Those two facts are usually reported separately — one as a government-IT story, the other as a labor-market story. This investigation asks what happens when they're read together: organizations across very different sectors are losing the people who hold their institutional knowledge at the same moment the entry-level roles that used to grow replacements are contracting. Not a prediction. A pattern already visible in the data, in more places than one.
Knowledge That Was Never Written Down
Organizations have always run partly on knowledge that isn't in any manual. Researchers call it tacit knowledge — the workarounds, historical context, and unwritten judgment calls that experienced staff accumulate and rarely transcribe, because most of it only becomes visible when something goes wrong and someone who's seen it before knows what to check first. A substantial peer-reviewed literature on knowledge retention from retiring workers agrees on one point across decades of study: tacit knowledge is the hardest knowledge type to capture or transfer formally, and it typically survives only through direct mentoring or working alongside someone who already has it [9].
That has always made retirements a quiet risk. What's different now is scale and timing. Large cohorts of experienced specialists across multiple critical sectors — mainframe programming, nuclear operations, air traffic control — are aging out of the workforce within roughly the same window, a pattern researchers describe in the nuclear sector as an "age bathtub": a generation of senior experts, a generation of new hires, and comparatively few in between to bridge the two [6]. Organizations built their handoff processes assuming a steadier trickle of retirements. What they're facing instead, across several sectors at once, looks more like a wave.
The Wave, Sector by Sector — and Whether AI Closes the Gap
Start with the systems everyone still depends on and almost nobody is trained to maintain. Roughly 220 billion lines of COBOL remain in active production across banking, insurance, airlines, and government, and nearly a third of the programmers who maintain it are expected to retire by 2030 — the average COBOL programmer is about 55, and more than 85 percent of US universities dropped the language from their curricula decades ago [2]. The Social Security Administration's own attempted rewrite ran into this directly: roughly 30 percent of its CIO-office staff were eligible for retirement at the time the project was proposed, and a prior modernization attempt in 2017 — planned around a five-year timeline — never reached completion [3].

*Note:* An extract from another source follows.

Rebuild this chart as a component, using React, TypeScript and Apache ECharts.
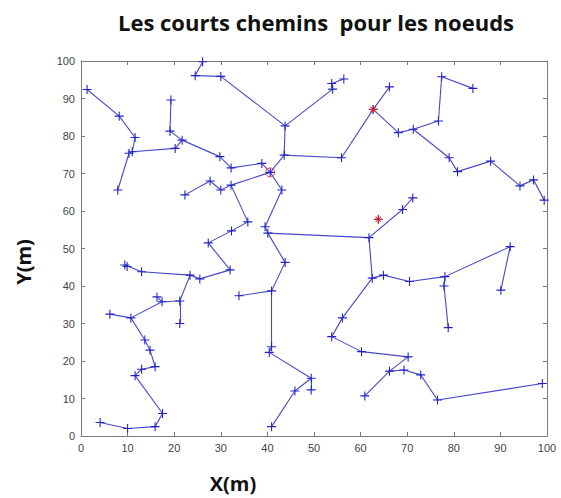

The pattern repeats in physical infrastructure. Nearly 40 percent of the global nuclear workforce is approaching retirement age, the legacy of a hiring lull from the late 1980s through the early 2000s that left the industry short on the mid-career staff who would normally mentor new hires [6]. The US Department of Energy projects the sector needs to nearly triple its workforce by 2050 — about 375,000 additional workers — while 63 percent of nuclear-sector manufacturing employers already call hiring "very difficult" today [7]. Air traffic control shows the same shape from a different angle: a mandatory retirement age of 56, 1,282 controllers retired over five years with 819 more expected through 2028, and roughly 91 percent of US facilities currently staffed below FAA-recommended levels — serious enough that Congress introduced legislation to let experienced controllers work longer [8]. And organizations broadly are aware of the exposure: APQC's 2025 research finds employers expect 51 percent of their workforce to retire or leave within five years, yet 41 percent of organizations say they rarely or never attempt to capture departing employees' knowledge before they go [1].
Competing hypothesis Whether AI closes this gap or widens it is genuinely contested. One camp treats AI as the knowledge-drain's most promising countermeasure: generative tools can translate undocumented COBOL into modern languages, help capture retiring experts' explanations in searchable form, and pair junior staff with AI-assisted mentoring the way a 2025 peer-reviewed study of intergenerational knowledge transfer describes [9]. On this view, AI doesn't replace the mentor — it makes whatever time remains with the mentor more productive.
Competing hypothesis The other camp points to a harder problem: AI tools are simultaneously reducing the volume of entry-level work available to the people who would eventually become those mentors. Employment for developers aged 22–25 fell nearly 20 percent from late 2022 to mid-2025 even as employment grew for developers aged 35–49 in the same AI-exposed occupations, according to Stanford's Digital Economy Lab [4]. A 2024 survey found 70 percent of hiring managers now believe AI can do the work traditionally assigned to interns, and internship postings in tech fell roughly 30 percent since 2023 [5]. If that pattern holds, AI doesn't just fail to solve the knowledge-transfer problem — it removes the on-ramp that used to produce the next generation of people capable of receiving that knowledge at all. Which effect dominates likely varies by sector, and by whether an organization treats AI as a mentorship tool or a junior-staff substitute; the evidence assembled here doesn't resolve that for any single employer, only shows both dynamics operating in the data at once.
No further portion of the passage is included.